Ajoutez à cela, conclut-elle à la tribune niçoise, un nouveau « rapport de force » en Europe avec la « poussée des nationalistes », et la patronne de l’extrême droite française ose pointer une « situation favorable comme jamais » pour que le FN et ses alliés prennent le pouvoir au sein du Parlement européen, dans un an.
Pour cela, Marine Le Pen sait qu’elle doit d’abord fédérer plus largement autour d’elle, en France. A Nice, elle a donc répété son ambition de parvenir à créer « une liste d’ouverture qui accueillera tous les courants souverainistes, d’où qu’ils viennent, qui sont attachés à la nation ». Une nouvelle main tendue « au-delà du FN », restée pour le moment sans réponse.
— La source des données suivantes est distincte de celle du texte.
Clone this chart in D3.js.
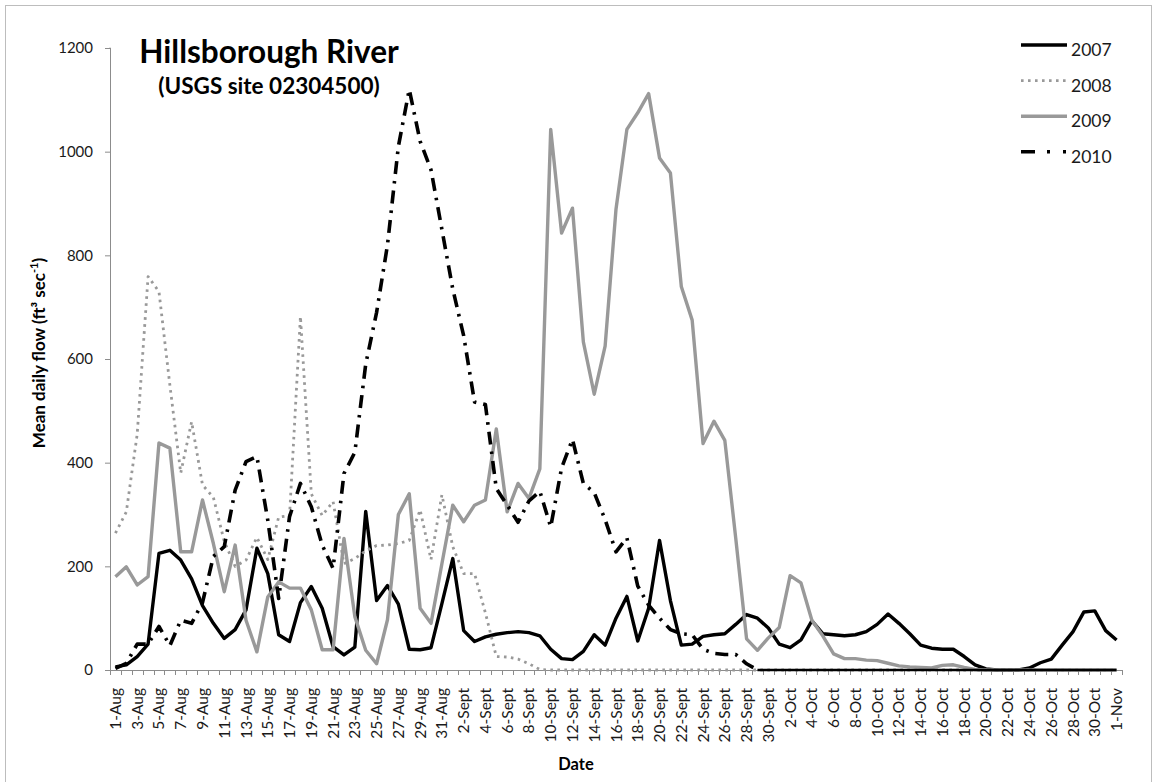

Mais quoi de mieux, pour rassembler, qu’un ennemi commun ? La présidente du FN a donc réservé ses saillies les plus musclées à Emmanuel Macron, affirmant ici qu’il « prépare la bifurcation identitaire de l’Europe et de la France », taclant là son « Europe souveraine, voire impériale ».
Et c’est peut-être en cela que ce 1er-Mai préfigure la future campagne du FN : une tribune européenne, mais avec un objectif bien français. Celui d’imposer son clivage « mondialistes/nationaux » tant théorisé, et tenter de faire oublier le désastreux débat de l’entre-deux-tours en incarnant la seule opposition audible face à Emmanuel Macron. L’état-major frontiste préfère prévenir : la campagne n’est pas encore lancée.